Reasons consumers cited for not buying a 3D TV now included cost (68 percent), the need for glasses (57 percent) and lack of content (44 percent), he said. With more than half of those surveyed citing glasses as a roadblock to 3D, Poltrack said Toshiba’s announcement of glasses-free TV has been “a major disservice” to the industry. Currently that technology is “limited to a very small picture size and only works when you have a dead on view of the set,” he said. “At this stage we are very far away from having this product.” The consumer reaction to the Toshiba news, however, was, “if I wait, I won’t have to wear the glasses,” he said.

Poltrack said results from the NCAA basketball tournament last March showed the first sign of potential with sports programming. Half of the people who viewed the game on a cinema projector said it improved the experience of watching the Final Four, he said. “That was a very positive reaction and it told us that 3D sports is potential big business¸” Poltrack said. Respondents had a slightly less positive take on the Masters Golf Tournament a few weeks later, which Poltrack partially attributed to the higher age demographic associated with golf.

Other findings included: 57 percent of respondents said 3D made them feel like part of the action, 48 percent said it made them more engaged, 48 percent felt closer to the characters in 3D, and 47 percent said it made them want to watch shows they wouldn’t normally watch. He said most felt 3D would be good for viewing special events, sports and movies versus everyday programs.

Poltrack said glasses are “definitely a problem,” with consumers calling them uncomfortable and impersonal. More than half said glasses required time to refocus eyes, 45 percent experienced eye strain or fatigue, 20 percent had headaches from the glasses and 15 percent experiences nausea or fatigue, he said. Poltrack said the outlook for 3D for the near term will be driven by gamers, early adopters and movie viewers, with sports, movies and nature programming driving TV viewing.

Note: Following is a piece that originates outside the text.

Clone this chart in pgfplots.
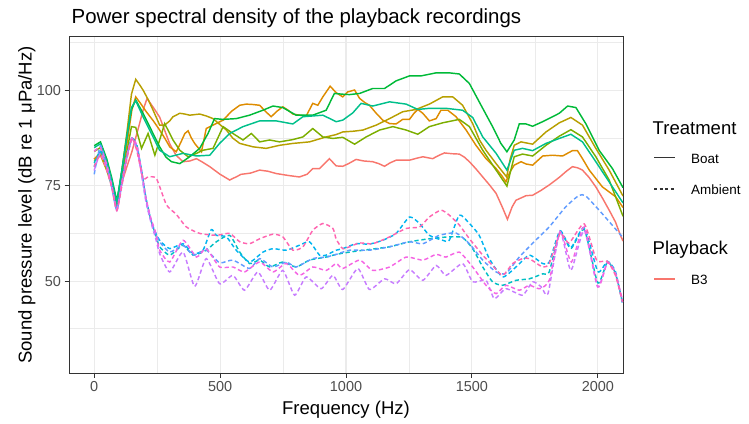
\documentclass[border=0pt]{standalone}
\usepackage{fontspec}
\setmainfont{Liberation Sans}
\usepackage{pgfplots}
\pgfplotsset{compat=1.18}

\definecolor{gridc}{HTML}{EBEBEB}
\definecolor{gray20}{HTML}{333333}
\definecolor{gray30}{HTML}{4D4D4D}
\definecolor{cA}{HTML}{F8766D}
\definecolor{cB}{HTML}{DE8C00}
\definecolor{cC}{HTML}{B79F00}
\definecolor{cD}{HTML}{7CAE00}
\definecolor{cE}{HTML}{00BA38}
\definecolor{cF}{HTML}{00C08B}
\definecolor{cG}{HTML}{00BFC4}
\definecolor{cH}{HTML}{00B4F0}
\definecolor{cI}{HTML}{619CFF}
\definecolor{cJ}{HTML}{C77CFF}
\definecolor{cK}{HTML}{F564E3}
\definecolor{cL}{HTML}{FF64B0}

\begin{document}
\begin{tikzpicture}[x=1bp,y=1bp]
\useasboundingbox (0,0) rectangle (749,423);
\begin{axis}[
    at={(69bp,50bp)}, anchor=south west,
    scale only axis,
    width=554bp, height=336bp,
    xmin=-100, xmax=2100,
    ymin=25.9, ymax=114,
    xtick={0,500,1000,1500,2000},
    ytick={50,75,100},
    minor xtick={250,750,1250,1750},
    minor ytick={37.5,62.5,87.5,112.5},
    grid=both,
    major grid style={color=gridc, line width=1.1bp},
    minor grid style={color=gridc, line width=0.55bp},
    axis line style={color=gray20, line width=1bp},
    tick align=outside, tick pos=left,
    major tick length=4.5bp, minor tick length=0pt,
    tick style={color=gray20, line width=1bp},
    ticklabel style={font=\fontsize{14.5}{15}\selectfont, text=gray30},
    /pgf/number format/assume math mode=true,
    /pgf/number format/1000 sep={},
    every axis plot/.append style={line width=1.45bp},
    solid line/.style={solid},
    dash line/.style={dash pattern=on 4.2bp off 2.8bp, smooth, tension=0.35},
]

% Boat recordings (solid)
\addplot[cA, solid line] coordinates {
(0,82) (25,83.5) (50,80) (70,76) (90,70.5) (110,76) (130,80) (150,84) (177,90.5) (195,95) (210,97.9) (235,95.5) (260,93) (280,89.5) (300,86) (325,83) (353,81.3) (380,81.5) (406,82.1) (430,81.2) (459,80) (500,78) (538,76.5) (560,77.2) (584,78.0) (620,78.3) (657,79.1) (690,78.8) (723,78.2) (770,77.7) (815,77.3) (845,78) (868,79.5) (895,79.5) (915,80.8) (934,82.1) (961,80.2) (987,80.1) (1010,80.8) (1040,81.9) (1070,81.5) (1106,81.3) (1130,80.8) (1153,80.1) (1175,81) (1199,81.7) (1252,81.7) (1280,82.2) (1305,82.6) (1344,82.1) (1370,83) (1391,83.6) (1420,83.4) (1450,83.3) (1470,82.5) (1490,81.3) (1515,79.5) (1543,77.3) (1570,75.2) (1596,73.0) (1620,69.5) (1641,66.2) (1660,69.5) (1675,71.2) (1715,72.4) (1741,72.5) (1775,73.8) (1807,75.2) (1847,77.2) (1875,78.8) (1899,80.0) (1920,79.7) (1939,79.1) (1965,77.2) (1992,74.7) (2018,71.8) (2045,68.6) (2070,65.5) (2091,61.8) (2100,60.5)
};
\addplot[cB, solid line] coordinates {
(0,82) (25,83.5) (50,79.5) (70,75.5) (90,70) (110,78) (130,86) (150,95) (165,98.3) (185,96.5) (207,94.4) (235,92) (260,89.6) (280,87.5) (300,85.2) (326,83.9) (345,86.5) (360,88.7) (373,89.4) (386,87.5) (399,86.1) (426,83.9) (445,90) (472,90.9) (512,92.2) (545,94.5) (578,96.1) (604,96.4) (630,96.3) (657,96.1) (680,94.5) (703,93.1) (725,94.5) (749,95.7) (770,94.8) (789,93.8) (815,93.5) (842,93.3) (868,96.6) (888,96.1) (908,98.3) (937,101.1) (961,99.4) (987,98.3) (1007,99.6) (1034,100.1) (1054,97.9) (1075,96.8) (1093,96.1) (1120,94) (1146,92.2) (1173,91.3) (1199,91.2) (1225,92.4) (1252,92.4) (1270,94) (1285,95.0) (1305,94.0) (1331,92.0) (1358,92.6) (1377,94.8) (1404,94.8) (1437,93.1) (1477,89.6) (1516,85.6) (1556,82.1) (1596,79.5) (1620,77.5) (1635,76) (1650,78.5) (1668,80.4) (1695,81.3) (1715,80.7) (1741,80.4) (1781,82.8) (1820,83.0) (1860,82.8) (1899,84.2) (1919,84.2) (1940,82) (1966,79.1) (2018,74.7) (2071,72.1) (2100,69.3)
};
\addplot[cC, solid line] coordinates {
(0,81.5) (25,83) (50,79) (70,75) (90,70) (110,79) (130,89) (148,99) (165,102.9) (180,101.5) (194,100.1) (215,97.5) (234,94.8) (260,90.9) (280,90.9) (300,92) (313,93.1) (340,94.0) (360,93.8) (379,93.5) (419,93.8) (445,93.3) (472,92.6) (500,91) (525,89.6) (550,87.5) (578,86.1) (631,85.2) (683,84.8) (736,85.6) (789,86.1) (855,86.5) (921,87.8) (960,88.4) (987,89.1) (1030,89.3) (1067,89.6) (1120,90.9) (1173,92.6) (1225,94.4) (1278,95.0) (1331,96.4) (1384,98.3) (1424,98.3) (1463,96.1) (1503,91.3) (1530,87) (1556,84.3) (1596,80.8) (1638,77.3) (1652,82) (1668,85.6) (1695,86.5) (1741,85.9) (1794,89.1) (1847,91.5) (1893,92.9) (1939,90.9) (1992,84.8) (2045,79.1) (2100,72.3)
};
\addplot[cD, solid line] coordinates {
(0,84) (25,85) (50,81) (70,76) (90,70.5) (110,78) (130,84) (148,90.5) (165,90.3) (188,84.8) (214,88.7) (241,83.0) (260,87) (280,91.3) (313,87.0) (340,84.3) (373,82.6) (400,83.3) (432,84.3) (472,84.8) (512,90.5) (551,88.7) (591,87.0) (624,88.7) (657,86.5) (697,87.0) (736,86.5) (789,87.1) (829,87.8) (868,90.0) (908,87.8) (948,87.4) (987,87.7) (1034,85.9) (1080,87.8) (1133,89.6) (1186,90.5) (1239,89.6) (1285,88.5) (1331,90.5) (1384,91.5) (1450,92.4) (1490,90.5) (1543,84.3) (1596,79.1) (1639,74.9) (1668,82.6) (1701,83.3) (1741,82.8) (1794,85.6) (1847,88.0) (1893,89.7) (1939,87.8) (1992,82.6) (2045,76.5) (2100,67)
};
\addplot[cE, solid line] coordinates {
(0,85.5) (25,86.5) (50,82) (70,77) (90,71) (110,79) (130,88) (148,95) (165,97.5) (194,94.0) (227,89.6) (260,85.2) (285,82.5) (307,81.3) (340,80.8) (379,82.6) (419,84.8) (452,88.7) (478,92.6) (512,92.4) (564,92.6) (617,93.5) (670,94.8) (710,95.9) (749,95.5) (802,93.5) (868,93.5) (921,94.8) (954,99.2) (987,99.0) (1014,98.9) (1054,99.2) (1106,100.5) (1153,100.5) (1199,102.5) (1252,103.8) (1298,103.8) (1358,104.6) (1410,104.6) (1450,104.3) (1490,101.8) (1529,97.0) (1582,90.5) (1615,86.1) (1639,83.9) (1668,87.0) (1688,91.2) (1715,91.2) (1741,90.6) (1781,91.8) (1820,93.1) (1847,94.0) (1880,95.9) (1913,95.5) (1952,91.3) (2005,84.3) (2058,79.5) (2100,74.5)
};
\addplot[cF, solid line] coordinates {
(0,85) (25,86) (50,81.5) (70,76.5) (90,70.5) (110,79) (130,88) (148,95.5) (165,97.3) (194,93.1) (227,88.7) (260,84.3) (300,82.6) (353,83.5) (406,82.8) (459,83.0) (498,86.1) (538,88.7) (591,90.5) (657,92.0) (723,92.0) (789,91.2) (829,93.1) (908,93.5) (961,91.8) (987,92.2) (1027,94.1) (1060,96.6) (1106,95.9) (1173,97.0) (1239,96.4) (1285,95.0) (1331,95.3) (1397,95.3) (1463,94.8) (1503,92.9) (1543,87.8) (1596,83.5) (1639,79.1) (1668,84.3) (1701,84.8) (1741,84.2) (1794,86.1) (1847,87.4) (1893,88.5) (1939,86.5) (1992,81.3) (2045,76.0) (2100,70.5)
};

% Ambient recordings (dashed)
\addplot[cG, dash line] coordinates {
(0,81) (25,84) (50,80) (70,75) (90,69) (110,76) (130,83) (150,87.5) (170,85.5) (188,79) (205,72) (225,66) (245,62) (260,59.0) (300,56.8) (353,59.4) (393,56.8) (445,58.1) (485,60.3) (538,62.0) (578,57.6) (617,54.6) (657,55.5) (697,53.7) (749,55.0) (802,53.7) (855,55.5) (921,56.3) (961,57.0) (1014,57.6) (1093,58.3) (1173,59.0) (1252,60.3) (1331,61.1) (1410,61.6) (1463,61.4) (1503,58.5) (1543,53.7) (1582,49.8) (1622,48.9) (1675,50.2) (1728,50.6) (1781,51.9) (1807,52.4) (1850,62.8) (1893,58.5) (1946,63.5) (2000,49.5) (2038,55) (2070,52) (2098,44.5)
};
\addplot[cH, dash line] coordinates {
(0,80) (25,84) (50,80) (70,75) (90,69) (110,76) (130,83) (150,87.5) (170,85) (188,79) (210,70) (234,64.2) (260,60.7) (300,58.5) (353,59.8) (393,57.2) (432,58.1) (465,63.5) (485,62.0) (525,61.6) (564,58.1) (617,55.0) (670,57.6) (710,58.5) (763,58.1) (815,59.4) (855,60.3) (895,56.8) (921,56.8) (961,58.1) (987,58.5) (1040,59.8) (1093,59.7) (1146,60.7) (1199,62.5) (1252,66.8) (1292,65.1) (1331,62.0) (1384,60.7) (1410,60.7) (1450,67.3) (1490,65.1) (1529,62.0) (1569,55.9) (1622,51.1) (1675,53.7) (1728,56.8) (1781,54.6) (1807,55.0) (1850,63.2) (1893,58.8) (1946,64.0) (2000,52.5) (2038,55.2) (2070,52.5) (2098,44)
};
\addplot[cI, dash line] coordinates {
(0,78) (25,85.5) (50,80) (70,74.5) (90,68.5) (110,75.5) (130,82.5) (150,87.5) (170,85) (188,78.5) (205,71.5) (225,66) (245,62.5) (260,60.3) (300,57.6) (353,59.4) (393,56.8) (445,58.1) (498,54.8) (551,55.5) (617,53.3) (657,55.9) (710,53.7) (763,55.0) (802,53.7) (868,55.9) (921,56.3) (961,57.0) (1014,58.1) (1093,58.1) (1173,59.0) (1252,60.3) (1305,59.8) (1371,62.0) (1437,62.6) (1490,59.8) (1543,55.5) (1596,52.4) (1635,52.0) (1688,56.3) (1750,60.5) (1807,64.2) (1873,69.5) (1926,72.5) (1952,72.3) (2005,68.6) (2058,64.6) (2100,61.4)
};
\addplot[cJ, dash line] coordinates {
(0,79) (25,83.5) (50,79.5) (70,74.5) (90,68.5) (110,75.5) (130,82.5) (150,87) (170,84.5) (188,78) (205,71) (225,65.5) (245,61) (260,57.2) (300,52.4) (353,57.6) (399,48.6) (445,55.9) (498,49.3) (551,51.5) (597,47.6) (650,52.4) (697,47.6) (749,52.8) (796,46.3) (842,51.1) (901,48.0) (948,51.5) (987,47.8) (1047,53.3) (1093,47.8) (1153,50.6) (1199,49.3) (1252,53.0) (1305,50.2) (1358,54.1) (1397,51.5) (1463,54.6) (1503,49.8) (1556,50.2) (1589,45.4) (1635,48.0) (1701,46.3) (1741,49.8) (1775,48.5) (1802,46.7) (1850,62.9) (1893,52.8) (1946,63.3) (1999,48.5) (2038,55.0) (2070,52) (2098,44.5)
};
\addplot[cK, dash line] coordinates {
(0,84) (25,85) (50,80.5) (70,75) (90,69) (110,76) (130,83) (150,87.5) (170,85.5) (188,79) (205,72) (225,66.5) (245,62.5) (260,58.1) (300,55.0) (353,60.7) (406,56.3) (445,58.5) (498,53.7) (551,53.7) (597,52.4) (657,55.0) (710,52.4) (763,54.6) (815,51.5) (868,53.7) (921,52.8) (961,54.6) (987,53.3) (1054,55.5) (1106,52.8) (1173,53.7) (1239,56.3) (1305,55.5) (1358,57.0) (1397,56.3) (1450,57.6) (1503,53.7) (1556,48.9) (1596,46.7) (1635,48.9) (1688,47.6) (1728,48.9) (1768,48.0) (1807,50.2) (1850,63.0) (1895,55.0) (1946,64.2) (2000,48.5) (2038,54.8) (2070,52) (2098,45)
};
\addplot[cL, dash line] coordinates {
(0,80) (25,83) (50,79) (70,74.5) (90,68.5) (110,75) (130,82) (150,87.5) (170,84) (194,76.9) (214,77.3) (247,76.9) (287,70) (326,67.5) (366,64.2) (419,62.5) (485,62.0) (538,62.5) (578,60.3) (617,59.8) (657,61.1) (710,62.3) (749,61.6) (789,58.1) (829,59.0) (868,63.3) (908,65.1) (948,63.8) (961,61) (987,58.5) (1014,59.0) (1054,60.0) (1106,59.8) (1173,61.6) (1239,63.8) (1292,64.2) (1331,66.8) (1377,68.6) (1410,67.3) (1450,64.7) (1490,61.1) (1543,56.8) (1582,54.1) (1622,51.5) (1662,54.6) (1701,55.9) (1728,55.9) (1780,53.7) (1807,54.6) (1850,62.5) (1886,60) (1946,65.0) (1995,55.5) (2038,55.2) (2070,51.5) (2098,44.5)
};
\end{axis}

% titles
\node[anchor=base west, inner sep=0pt, font=\fontsize{20.5}{22}\selectfont] at (71.5,399) {Power spectral density of the playback recordings};
\node[anchor=base, inner sep=0pt, font=\fontsize{18.6}{20}\selectfont] at (346,9) {Frequency (Hz)};
\node[anchor=base, rotate=90, inner sep=0pt, font=\fontsize{18.6}{20}\selectfont] at (31.5,218) {Sound pressure level (dB re 1 μPa/Hz)};

% legend
\node[anchor=base west, inner sep=0pt, font=\fontsize{18.6}{20}\selectfont] at (652.5,289) {Treatment};
\draw[gray20, line width=1.4bp] (654,265.3) -- (675,265.3);
\node[anchor=base west, inner sep=0pt, font=\fontsize{13.5}{15}\selectfont] at (691,259.7) {Boat};
\draw[gray20, line width=1.1bp, dash pattern=on 3.2bp off 2.4bp] (654,234) -- (675,234);
\node[anchor=base west, inner sep=0pt, font=\fontsize{13.5}{15}\selectfont] at (691,228.7) {Ambient};
\node[anchor=base west, inner sep=0pt, font=\fontsize{18.6}{20}\selectfont] at (652.5,169) {Playback};
\draw[cA, line width=1.4bp] (654,144) -- (675,144);
\node[anchor=base west, inner sep=0pt, font=\fontsize{13.5}{15}\selectfont] at (691,138.7) {B3};
\end{tikzpicture}
\end{document}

Television 3.0 Conference Notebook

Panasonic’s bundle deal combining 3D TVs with a Blu-ray 3D copy of Avatar, two pairs of glasses and a Blu-ray 3D player has been “very strong for us,” Jim Sanduski, Panasonic senior vice president of home entertainment sales, told Consumer Electronics Daily. In the week after the launch of the exclusive Avatar bundle promotion Wednesday, supplies of the VT series TVs are “constrained” and “we may run out,” Sanduski said. He said it’s too early to tell how many copies of the Blu-ray Avatar 3D have sold, but the “Avatar buzz” has generated “a lot” of interest at retail.